Journal Use Study Concluded

Library Collection Development seeks to provide users with the materials they need to support the curriculum at the University of Scranton. For books, selection is based on reviews, the reputation of the author and/or publisher and extent to which the existing collection supports users' needs. How well books have been selected can be assessed by looking at the circulation for each book, comparing our holdings to authoritative bibliographies such as Books for College libraries or recommended reading lists or looking at interlibrary loan transactions to see when students need to go outside the collection for specific titles or subject areas. For journals, the assessment of how well titles have been selected has been largely a matter of opinion without any concrete data to back up these impressions. To remedy this situation, from June 1 to May 31, 1999, the Library conducted a Journal Use Study. Each time a current issue, bound volume or microfilm reel was used, that use was tallied. A total of 25,003 uses were counted. For each title, use was divided into the cost of the subscription to arrive at a cost-per-use. Thus, an expensive title that is heavily used may have a low cost per use while a title with a low subscription cost that is only used once may be costly per use.
 
Each August, renewal lists are sent to the academic departments for them to determine which titles they will renew, cancel or add. The Journal Access Subcommittee of the Library Advisory Committee had designed a form that looked at where the title is indexed, whether other local libraries held the title, cost. and use by students and by faculty.

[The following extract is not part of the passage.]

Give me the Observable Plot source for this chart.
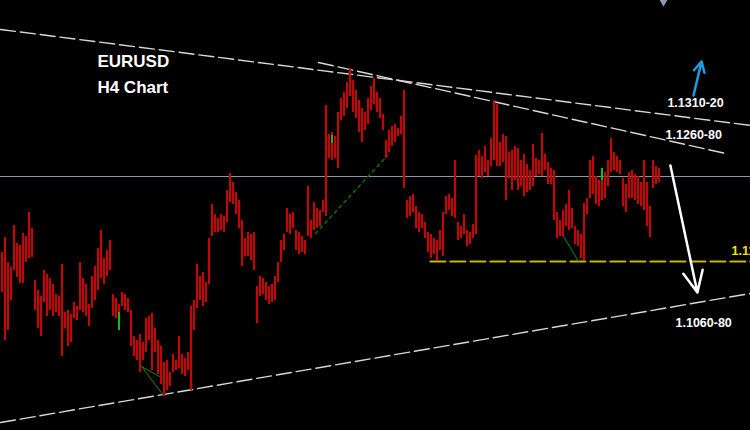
<!DOCTYPE html>
<html>
<head>
<meta charset="utf-8">
<script src="https://cdn.jsdelivr.net/npm/d3@7"></script>
<script src="https://cdn.jsdelivr.net/npm/@observablehq/plot@0.6"></script>
<style>
  html, body { margin: 0; padding: 0; background: #000; overflow: hidden; }
  #chart svg { display: block; }
</style>
</head>
<body>
<div id="chart"></div>
<script>
// EURUSD H4 bars: high and low of each 4-hour bar, oldest first
const highs = [
  1.11250, 1.11438, 1.11125, 1.11063, 1.11588, 1.11363, 1.11338, 1.11488, 1.11450, 1.11750,
  1.11550, 1.10900, 1.10775, 1.10700, 1.11025, 1.10975, 1.10925, 1.10850, 1.10725, 1.10700,
  1.11100, 1.10500, 1.10525, 1.10475, 1.10625, 1.10575, 1.11125, 1.10925, 1.10850, 1.10600,
  1.10950, 1.11075, 1.11300, 1.11525, 1.11175, 1.11275, 1.11400, 1.10725, 1.10675, 1.10600,
  1.10750, 1.10725, 1.10675, 1.10525, 1.10200, 1.10150, 1.10225, 1.10125, 1.10425, 1.10450,
  1.10488, 1.10300, 1.10150, 1.10075, 1.09875, 1.09900, 1.09750, 1.09975, 1.09900, 1.10200,
  1.09975, 1.09925, 1.10000, 1.10575, 1.10650, 1.11100, 1.10950, 1.11000, 1.10875, 1.11425,
  1.11850, 1.11725, 1.11675, 1.11725, 1.11700, 1.12025, 1.12238, 1.12125, 1.12000, 1.11900,
  1.11650, 1.11425, 1.11500, 1.11475, 1.11500, 1.10825, 1.10950, 1.10925, 1.10875, 1.10825,
  1.10850, 1.10950, 1.11125, 1.11400, 1.11475, 1.11800, 1.11725, 1.11750, 1.11525, 1.11500,
  1.11450, 1.11400, 1.12075, 1.11650, 1.11875, 1.11800, 1.11775, 1.11900, 1.13088, 1.12725,
  1.12750, 1.12700, 1.13000, 1.13175, 1.13250, 1.13375, 1.13550, 1.13400, 1.13275, 1.13150,
  1.13050, 1.13000, 1.13175, 1.13325, 1.13425, 1.13250, 1.13175, 1.12975, 1.12650, 1.12775,
  1.12825, 1.12850, 1.12800, 1.12950, 1.13275, 1.11900, 1.11950, 1.11975, 1.11825, 1.11750,
  1.11725, 1.11625, 1.11500, 1.11475, 1.11425, 1.11400, 1.11525, 1.11750, 1.11950, 1.11975,
  1.11925, 1.12400, 1.11625, 1.11575, 1.11725, 1.11525, 1.11500, 1.11600, 1.12463, 1.12525,
  1.12450, 1.12575, 1.12400, 1.12675, 1.13150, 1.13100, 1.12625, 1.12725, 1.12700, 1.12500,
  1.12525, 1.12575, 1.12550, 1.12400, 1.12475, 1.12350, 1.12275, 1.12600, 1.12425, 1.12400,
  1.12738, 1.12475, 1.12375, 1.12300, 1.12275, 1.11750, 1.11650, 1.11775, 1.11850, 1.12025,
  1.11800, 1.11575, 1.11525, 1.11475, 1.11863, 1.11925, 1.12400, 1.12450, 1.12200, 1.12150,
  1.12275, 1.12250, 1.12400, 1.12675, 1.12500, 1.12450, 1.12400, 1.12175, 1.12100, 1.12250,
  1.12275, 1.12225, 1.12200, 1.12125, 1.12400, 1.12125, 1.11825, 1.12400, 1.12325, 1.12300
];
const lows = [
  1.10750, 1.10150, 1.10275, 1.10650, 1.11025, 1.10938, 1.10863, 1.10863, 1.11125, 1.11175,
  1.11188, 1.10525, 1.10300, 1.10200, 1.10625, 1.10450, 1.10525, 1.10450, 1.10500, 1.10450,
  1.09950, 1.10300, 1.10075, 1.10125, 1.10425, 1.10400, 1.10525, 1.10500, 1.10450, 1.10325,
  1.10550, 1.10650, 1.10775, 1.10925, 1.10850, 1.10950, 1.11025, 1.10450, 1.10425, 1.10275,
  1.10575, 1.10525, 1.10500, 1.10075, 1.09950, 1.09900, 1.09750, 1.09900, 1.10000, 1.10150,
  1.09775, 1.10000, 1.09725, 1.09600, 1.09450, 1.09525, 1.09575, 1.09750, 1.09775, 1.09800,
  1.09725, 1.09700, 1.09775, 1.09525, 1.10275, 1.10550, 1.10650, 1.10575, 1.10625, 1.10850,
  1.11450, 1.11500, 1.11500, 1.11525, 1.11500, 1.11625, 1.11875, 1.11850, 1.11725, 1.11550,
  1.11075, 1.11200, 1.11200, 1.11150, 1.11025, 1.10363, 1.10700, 1.10725, 1.10650, 1.10600,
  1.10625, 1.10650, 1.10875, 1.11125, 1.11275, 1.11500, 1.11475, 1.11550, 1.11275, 1.11225,
  1.11250, 1.11225, 1.11450, 1.11425, 1.11525, 1.11550, 1.11575, 1.11750, 1.11700, 1.12425,
  1.12400, 1.12425, 1.12300, 1.12900, 1.12950, 1.13050, 1.13200, 1.13000, 1.12925, 1.12750,
  1.12625, 1.12775, 1.12850, 1.13025, 1.13100, 1.13000, 1.12925, 1.12775, 1.12425, 1.12500,
  1.12575, 1.12625, 1.12700, 1.12725, 1.12050, 1.11675, 1.11700, 1.11750, 1.11550, 1.11500,
  1.11550, 1.11425, 1.11250, 1.11175, 1.11225, 1.11150, 1.11275, 1.11200, 1.11725, 1.11775,
  1.11700, 1.11675, 1.11400, 1.11425, 1.11475, 1.11325, 1.11350, 1.11425, 1.11475, 1.12200,
  1.12175, 1.12250, 1.12200, 1.12325, 1.12400, 1.12325, 1.12325, 1.12375, 1.11900, 1.12175,
  1.12025, 1.12150, 1.12025, 1.12075, 1.11950, 1.12000, 1.12025, 1.12075, 1.12200, 1.12225,
  1.12200, 1.12275, 1.12100, 1.12100, 1.11650, 1.11425, 1.11450, 1.11450, 1.11575, 1.11525,
  1.11550, 1.11350, 1.11325, 1.11175, 1.11150, 1.11725, 1.11925, 1.11975, 1.11850, 1.11825,
  1.11900, 1.11925, 1.12075, 1.12250, 1.12275, 1.12250, 1.12225, 1.11825, 1.11750, 1.11925,
  1.11925, 1.11900, 1.11850, 1.11825, 1.11775, 1.11575, 1.11438, 1.12050, 1.12100, 1.12125
];

// bars printed in green (bullish bodies)
const upIndex = [39, 110, 200];
const upHigh = [1.10500, 1.12713, 1.12300];
const upLow = [1.10275, 1.12613, 1.12150];

// drawn trendlines: [bar index, price] end points
const upperTrend = [[-0.5, 1.14038], [249.5, 1.12838]];
const innerTrend = [[105.5, 1.13625], [241.2, 1.12488]];
const lowerTrend = [[-0.5, 1.09125], [249.5, 1.10738]];
const supportLine = [[142.8, 1.11138], [249.5, 1.11138]];
const currentPrice = 1.1220;
const riseLine = [[104.5, 1.11488], [128.5, 1.12463]];
const swingLines = [
  [[46.5, 1.09825], [53.8, 1.09463]],
  [[46.5, 1.09825], [55.5, 1.09638]],
  [[186.8, 1.11475], [192.2, 1.11138]]
];

// projection arrows
const arrowDown = {x1: 222.8, y1: 1.12338, x2: 231.8, y2: 1.10750};
const arrowUp = {x1: 230.5, y1: 1.13213, x2: 233.2, y2: 1.13638};

// level labels
const levelLabels = [
  {text: "1.1310-20", i: 221.8, p: 1.13113, color: "#ffffff"},
  {text: "1.1260-80", i: 221.2, p: 1.12725, color: "#ffffff"},
  {text: "1.1060-80", i: 224.5, p: 1.10375, color: "#ffffff"},
  {text: "1.1110-20", i: 243.2, p: 1.11263, color: "#f2e200"}
];
const titleLines = [
  {text: "EURUSD", i: 31.8, p: 1.13638},
  {text: "H4 Chart", i: 31.8, p: 1.13313}
];
const topMarker = [{i: 220.5, p: 1.14425}];

const bars = highs.map((h, i) => ({i, high: h, low: lows[i]}));
const upBars = upIndex.map((i, k) => ({i, high: upHigh[k], low: upLow[k]}));
const seg = (pts) => pts.map(([i, p]) => ({i, p}));

const font = "'Liberation Sans', Arial, sans-serif";
const dashed = {x: "i", y: "p", stroke: "#d8d8d8", strokeWidth: 1.4, strokeDasharray: "15,5"};

const chart = Plot.plot({
  width: 750,
  height: 430,
  margin: 0,
  x: {domain: [-0.5, 249.5], axis: null},
  y: {domain: [1.09025, 1.1440], axis: null},
  style: {background: "#000000", overflow: "hidden"},
  marks: [
    Plot.ruleY([currentPrice], {stroke: "#8898ae", strokeWidth: 1}),
    Plot.line(seg(upperTrend), dashed),
    Plot.line(seg(innerTrend), dashed),
    Plot.line(seg(lowerTrend), dashed),
    Plot.line(seg(supportLine), {x: "i", y: "p", stroke: "#c9b600", strokeWidth: 2, strokeDasharray: "15,5"}),
    Plot.line(seg(riseLine), {x: "i", y: "p", stroke: "#0b6e0b", strokeWidth: 1.5, strokeDasharray: "3,4"}),
    ...swingLines.map(s => Plot.line(seg(s), {x: "i", y: "p", stroke: "#138a13", strokeWidth: 1})),
    Plot.ruleX(bars, {x: "i", y1: "low", y2: "high", stroke: "#9c0000", strokeWidth: 2.2}),
    Plot.ruleX(bars, {x: "i", y1: "low", y2: "high", stroke: "#ee0d0d", strokeWidth: 1}),
    Plot.ruleX(upBars, {x: "i", y1: "low", y2: "high", stroke: "#12c012", strokeWidth: 2}),
    Plot.arrow([arrowDown], {x1: "x1", y1: "y1", x2: "x2", y2: "y2", stroke: "#ffffff", strokeWidth: 2.5, headLength: 14, headAngle: 50}),
    Plot.arrow([arrowUp], {x1: "x1", y1: "y1", x2: "x2", y2: "y2", stroke: "#1e9ce4", strokeWidth: 2.5, headLength: 13, headAngle: 55}),
    Plot.dot(topMarker, {x: "i", y: "p", symbol: "diamond", r: 5, fill: "#8a9ab0"}),
    Plot.text(titleLines, {x: "i", y: "p", text: "text", fill: "#ffffff", fontSize: 17, fontWeight: "bold", fontFamily: font, textAnchor: "start", lineAnchor: "middle"}),
    Plot.text(levelLabels, {x: "i", y: "p", text: "text", fill: "color", fontSize: 12.5, fontWeight: "bold", fontFamily: font, textAnchor: "start", lineAnchor: "middle"})
  ]
});
document.getElementById("chart").appendChild(chart);
</script>
</body>
</html>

With the data from the journal Use Study, faculty can now make an informed assessment. To make this information more meaningful, additional information has been added to the chart. Availability and cost for document delivery via UnCover, a current awareness/document delivery database may influence a decision to cancel a high cost-per-use title in favor of having the article delivered at a lower cost. The Weinberg Memorial Library also has approximately 2000 full-text journals available through various databases. IDEAL, Academic Press journals, and Project Muse, Johns Hopkins titles, are archived electronically. This means that for those databases, the Library can link a user to the full-text of a journal article cited in another database such as Psychlnfo. Use statistics for Project Muse indicate that this version of journals is used more frequently than print issues. In addition, subscriptions to electronic databases provide additional titles that the Library may not hold in print and twenty-four hour access from campus or home.
 
The Journal Use Study data provides fascinating information: which are the most frequently used titles, which are not used at all, which are used more frequently in electronic format. This information will enable the Library and academic department's to develop the collection to spend acquisitions dollars wisely, support the curriculum and prove users with the information they need.
 
The database for the analysis of use was constructed by Margaret Craft, Assistant Director for Public Services. Use was counted by Access Services under the supervision of Carol Petrunich and the Serials Department led by Jane Wang, The journal Use Study Project. was designed by a subcommittee of the Library Advisory Committee.